Relevant könnten diese Reformeffekte für die Wirtschaftlichkeitsprüfung nach Richtgrößen sein. Die Werte sind Plangrößen, durchweg im Jahr 2002 festgelegt. Zum damaligen Zeitpunkt konnten Vorzieheffekte einer Reform, die noch gar nicht im Gespräch war, nicht berücksichtigt werden. Umso wichtiger ist nun, daß die Prüfgremien die außerordentlichen Umstände, die durch die Gesundheitsreform als Nebenwirkung entstanden sind, verständig würdigen und den Ärzten daraus keinen Strick drehen.
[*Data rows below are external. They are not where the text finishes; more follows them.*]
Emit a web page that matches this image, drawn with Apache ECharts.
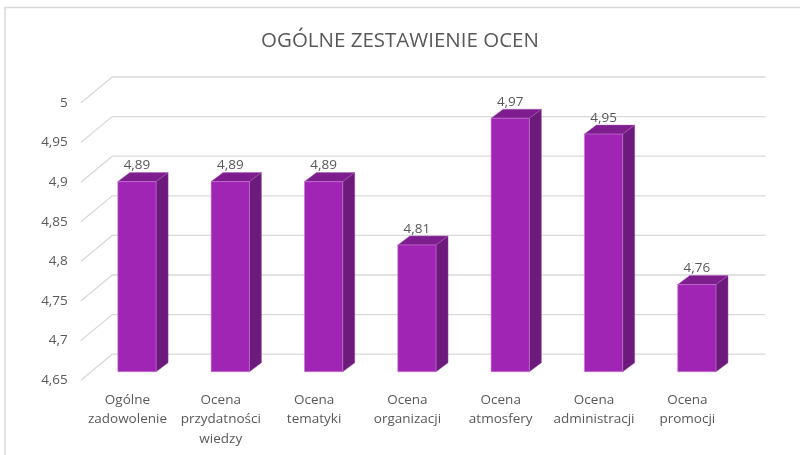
<!DOCTYPE html>
<html>
<head>
<meta charset="utf-8">
<script src="https://cdn.jsdelivr.net/npm/echarts@6/dist/echarts.min.js"></script>
<style>
  html, body { margin: 0; padding: 0; background: #fff; }
  #myChart { width: 800px; height: 455px; }
</style>
</head>
<body>
<div id="myChart"></div>
<script>
const categories = ['Ogólne\nzadowolenie', 'Ocena\nprzydatności\nwiedzy', 'Ocena\ntematyki', 'Ocena\norganizacji', 'Ocena\natmosfery', 'Ocena\nadministracji', 'Ocena\npromocji']
const scores = [4.89, 4.89, 4.89, 4.81, 4.97, 4.95, 4.76]
const yTicks = [4.65, 4.7, 4.75, 4.8, 4.85, 4.9, 4.95, 5]
const yMin = 4.65
const yMax = 5
const yStep = 0.05

// 3d offsets (px) relative to the bar plane
const depth = [12, -9]
const backWall = [22, -17.5]
const frontEdge = [-9.5, 8.5]

const fmt = function(v) {
  return String(+v.toFixed(2)).replace('.', ',')
}

const textColor = '#595959'
const lineColor = '#D9D9D9'

const myChart = echarts.init(document.getElementById('myChart'))
myChart.setOption({
  animation: false,
  title: {
    text: 'OGÓLNE ZESTAWIENIE OCEN',
    left: 'center',
    top: 26,
    textStyle: { fontFamily: 'Open Sans', fontSize: 20.5, fontWeight: 'normal', color: textColor }
  },
  graphic: [
    { type: 'polyline', shape: { points: [[5, 455], [5, 7.5], [800, 7.5]] }, style: { stroke: lineColor, lineWidth: 1.5, fill: null } }
  ],
  grid: [
    { left: 90.3, right: 56.5, top: 94.5, bottom: 83.3 },
    { left: 80.8, right: 66, top: 103, bottom: 74.8 }
  ],
  xAxis: [
    {
      type: 'category', data: categories, gridIndex: 0,
      axisLine: { show: false }, axisTick: { show: false }, axisLabel: { show: false }
    },
    {
      type: 'category', data: categories, gridIndex: 1,
      axisLine: { show: false }, axisTick: { show: false },
      axisLabel: { interval: 0, margin: 10, color: textColor, fontFamily: 'Open Sans', fontSize: 13.5, lineHeight: 19.5 }
    }
  ],
  yAxis: [
    {
      type: 'value', gridIndex: 0, min: yMin, max: yMax, interval: yStep,
      axisLine: { show: false }, axisTick: { show: false }, axisLabel: { show: false }, splitLine: { show: false }
    },
    {
      type: 'value', gridIndex: 1, min: yMin, max: yMax, interval: yStep,
      axisLine: { show: false }, axisTick: { show: false }, splitLine: { show: false },
      axisLabel: { margin: 13, color: textColor, fontFamily: 'Open Sans', fontSize: 13.5, formatter: fmt }
    }
  ],
  series: [
    {
      // back wall grid lines with the diagonal floor lines
      type: 'custom',
      xAxisIndex: 0, yAxisIndex: 0,
      z: 1,
      silent: true,
      data: yTicks.map(function(v) { return [0, v] }),
      renderItem: function(params, api) {
        const cs = params.coordSys
        const y = api.coord([0, api.value(1)])[1]
        return {
          type: 'polyline',
          shape: {
            points: [
              [cs.x + frontEdge[0], y + frontEdge[1]],
              [cs.x + backWall[0], y + backWall[1]],
              [cs.x + cs.width + backWall[0], y + backWall[1]]
            ]
          },
          style: { stroke: lineColor, lineWidth: 1.3, fill: null }
        }
      }
    },
    {
      type: 'custom',
      xAxisIndex: 0, yAxisIndex: 0,
      z: 2,
      data: scores.map(function(v, i) { return [i, v] }),
      renderItem: function(params, api) {
        const i = api.value(0)
        const v = api.value(1)
        const top = api.coord([i, v])
        const bot = api.coord([i, yMin])
        const w = api.size([1, 0])[0] * 0.41
        const x0 = top[0] - w / 2
        const x1 = top[0] + w / 2
        const yt = top[1]
        const yb = bot[1]
        const dx = depth[0]
        const dy = depth[1]
        return {
          type: 'group',
          children: [
            {
              type: 'polygon',
              shape: { points: [[x1, yt], [x1 + dx, yt + dy], [x1 + dx, yb + dy], [x1, yb]] },
              style: { fill: '#6C1A7B', stroke: '#8E4A9A', lineWidth: 0.5 }
            },
            {
              type: 'polygon',
              shape: { points: [[x0, yt], [x1, yt], [x1 + dx, yt + dy], [x0 + dx, yt + dy]] },
              style: { fill: '#7E1E8E', stroke: '#A65AB2', lineWidth: 0.5 }
            },
            {
              type: 'rect',
              shape: { x: x0, y: yt, width: w, height: yb - yt },
              style: { fill: '#A125B4', stroke: '#C47AD0', lineWidth: 0.6 }
            },
            {
              type: 'text',
              style: {
                x: top[0], y: yt - 16,
                text: fmt(v),
                align: 'center', verticalAlign: 'middle',
                fill: textColor, font: '13.5px "Open Sans"'
              }
            }
          ]
        }
      }
    }
  ]
})
</script>
</body>
</html>
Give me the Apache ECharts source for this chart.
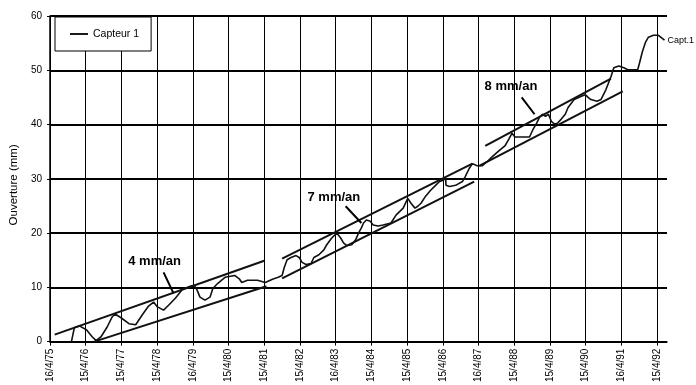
<!DOCTYPE html>
<html><head><meta charset="utf-8">
<script src="https://cdn.jsdelivr.net/npm/echarts@6/dist/echarts.min.js"></script>
<style>html,body{margin:0;padding:0;background:#fff}#c{width:696px;height:385px}</style>
</head><body><div id="c"></div>
<script>
// x values: years elapsed since 16/4/75
const tickLabels = ['16/4/75','15/4/76','15/4/77','15/4/78','16/4/79','15/4/80','15/4/81','15/4/82','16/4/83','15/4/84','15/4/85','15/4/86','16/4/87','15/4/88','15/4/89','15/4/90','16/4/91','15/4/92'];
const seriesName = 'Capteur 1';
const endName = 'Capt.1';
const capteurX = [0.60,0.68,0.82,1.02,1.18,1.29,1.43,1.60,1.74,1.82,1.99,2.21,2.40,2.60,2.76,2.90,3.01,3.18,3.32,3.51,3.71,3.93,4.04,4.12,4.20,4.34,4.48,4.56,4.70,4.90,5.17,5.31,5.37,5.53,5.81,6.03,6.23,6.39,6.50,6.56,6.64,6.75,6.89,6.98,7.06,7.17,7.31,7.39,7.53,7.67,7.75,7.89,8.03,8.14,8.22,8.31,8.45,8.56,8.64,8.72,8.78,8.86,8.97,9.05,9.19,9.33,9.55,9.69,9.89,10.02,10.11,10.22,10.30,10.39,10.52,10.66,10.77,10.91,10.99,11.08,11.09,11.19,11.36,11.55,11.63,11.74,11.83,11.96,12.10,12.24,12.38,12.57,12.74,12.85,12.94,13.02,13.13,13.30,13.43,13.52,13.63,13.71,13.79,13.88,13.96,14.04,14.13,14.21,14.32,14.43,14.51,14.68,14.88,14.99,15.07,15.15,15.32,15.43,15.57,15.71,15.79,15.93,16.07,16.18,16.46,16.51,16.59,16.68,16.76,16.90,17.04,17.21];
const capteurY = [0.0,2.55,2.9,2.2,0.9,0.2,0.9,2.7,4.55,5.1,4.4,3.3,3.1,5.1,6.55,7.3,6.4,5.8,6.7,8.0,9.65,10.2,10.4,9.5,8.2,7.65,8.2,9.8,10.75,11.85,12.2,11.5,10.9,11.3,11.3,10.9,11.5,11.85,12.2,13.65,15.1,15.5,15.85,15.5,14.6,14.2,14.4,15.5,16.0,16.9,17.85,19.1,20.0,19.1,18.2,17.7,17.85,18.75,20.0,20.95,21.85,22.4,22.2,21.5,21.3,21.5,21.85,23.3,24.6,26.4,25.5,24.6,24.95,25.5,26.8,27.9,28.6,29.5,29.7,30.05,28.8,28.6,28.8,29.5,30.4,31.9,32.8,32.4,32.4,33.15,34.05,35.15,36.05,37.3,38.4,37.7,37.7,37.7,37.7,39.0,40.25,41.35,41.9,41.5,41.9,40.6,40.1,40.25,41.0,41.9,43.15,44.6,45.2,45.5,45.0,44.6,44.3,44.6,46.45,48.8,50.45,50.8,50.45,50.1,50.1,51.35,53.4,55.2,56.1,56.45,56.45,55.55];
// trend lines [[x1,y1],[x2,y2]]
const trend4Upper = [[0.13,1.3],[6.0,14.9]];
const trend4Lower = [[1.24,0.0],[6.06,10.2]];
const trend7Upper = [[6.50,15.3],[11.83,32.8]];
const trend7Lower = [[6.50,11.65],[11.88,29.5]];
const trend8Upper = [[12.19,36.05],[15.71,48.45]];
const trend8Lower = [[12.02,32.4],[16.04,46.1]];
// annotations
const annotTexts = ['4 mm/an','7 mm/an','8 mm/an'];
const annotPos = [[2.93,14.75],[7.95,26.6],[12.91,47.0]];
const annotArrows = [[[3.18,12.75],[3.46,8.9]],[[8.28,24.95],[8.72,21.85]],[[13.21,45.0],[13.57,41.9]]];

const FONT = 'Liberation Sans, Arial, sans-serif';
const chart = echarts.init(document.getElementById('c'), null, {renderer:'canvas'});
const trendSeries = [trend4Upper,trend4Lower,trend7Upper,trend7Lower,trend8Upper,trend8Lower].map(d => ({
  type:'line', data:d, symbol:'none', silent:true, z:3,
  lineStyle:{color:'#111', width:2}
}));
chart.setOption({
  animation:false,
  backgroundColor:'#fff',
  grid:{left:43, right:29, top:16, bottom:40},
  legend:{
    data:[{name:seriesName, icon:'rect'}], left:55, top:17, padding:[11,12,11,15],
    itemWidth:18, itemHeight:1.8, itemGap:5,
    backgroundColor:'#fff', borderColor:'#000', borderWidth:1,
    itemStyle:{color:'#000'},
    textStyle:{fontFamily:FONT, fontSize:10.5, color:'#000', lineHeight:12}
  },
  xAxis:{
    type:'value', min:0, max:17.28, interval:1,
    axisLine:{lineStyle:{color:'#000', width:1.5}},
    axisTick:{show:true, length:4, lineStyle:{color:'#000'}},
    axisLabel:{rotate:90, fontSize:10, fontFamily:FONT, color:'#000', margin:7, showMaxLabel:false,
      formatter:v => (Math.abs(v-Math.round(v))<1e-6 ? (tickLabels[Math.round(v)]||'') : '')},
    splitLine:{show:true, showMaxLine:false, lineStyle:{color:'#000', width:1}}
  },
  yAxis:{
    type:'value', min:0, max:60, interval:10,
    name:'Ouverture (mm)', nameLocation:'middle', nameGap:29,
    nameTextStyle:{fontFamily:FONT, fontSize:11.5, color:'#000', padding:[0,12,0,0]},
    axisLine:{show:true, lineStyle:{color:'#000', width:1.5}},
    axisTick:{show:true, length:3, lineStyle:{color:'#000'}},
    axisLabel:{fontSize:10, fontFamily:FONT, color:'#000', margin:8},
    splitLine:{show:true, lineStyle:{color:'#000', width:2}}
  },
  series:[
    {
      name:seriesName, type:'line', symbol:'none', z:4,
      data:capteurX.map((x,i)=>[x,capteurY[i]]),
      lineStyle:{color:'#111', width:1.6},
      itemStyle:{color:'#111'},
      endLabel:{show:true, formatter:endName, fontFamily:FONT, fontSize:9, color:'#000', distance:3}
    },
    ...trendSeries,
    {
      type:'scatter', symbolSize:0, silent:true, z:6,
      itemStyle:{color:'#000', opacity:1},
      data:annotPos.map((p,i)=>({value:p, name:annotTexts[i]})),
      label:{show:true, position:[0,0], align:'center', verticalAlign:'middle',
        formatter:p=>p.name, fontFamily:FONT, fontSize:13, fontWeight:'bold',
        color:'#000', textBorderWidth:0},
      markLine:{
        silent:true, symbol:['none','arrow'], symbolSize:[0,9],
        lineStyle:{color:'#000', width:2, type:'solid'},
        label:{show:false},
        data:annotArrows.map(a=>[{coord:a[0]},{coord:a[1]}])
      }
    }
  ]
});
</script>
</body></html>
Spiegelbildlich fallen - als Folge der Bevorratungsverordnungen - die Verordnungszahlen im Januar viel niedriger aus. Sie liegen bei Praktikern und Internisten um 50 Prozent unter den Dezemberwerten. Verglichen mit dem Januar 2003 liegen sie bei Allgemeinärzten um etwa 38 Prozent und bei den Internisten um etwa 36 Prozent niedriger.

Stark rückläufig mit 40 bis fast 50 Prozent sind die Verordnungen auch bei Dermatologen, HNO-Ärzten, Gynäkologen und Augenärzten. Allerdings mit einem Unterschied: Die Verordnungsrückgänge sind verglichen mit Januar 2003 genauso groß, teilweise noch als stärker als im Vergleich zum Dezember. IMS Health führt dies darauf zurück, daß diese Arztgruppen bislang häufig rezeptfreie Arzneimittel zu Lasten der Kassen verschrieben haben, die aber aufgrund der Regelungen des GMG nicht mehr von den Kassen bezahlt werden.

Zwar können Ärzte diese Arzneimittel mit Angabe der Diagnose bis zum 1. April noch auf Kassenrezept verschreiben - die neue Regelung hat aber die Ärzte stark verunsichert, oder die Patienten kaufen sich - um die Praixsgebühr zu sparen - diese Arznei selbst in der Apotheke.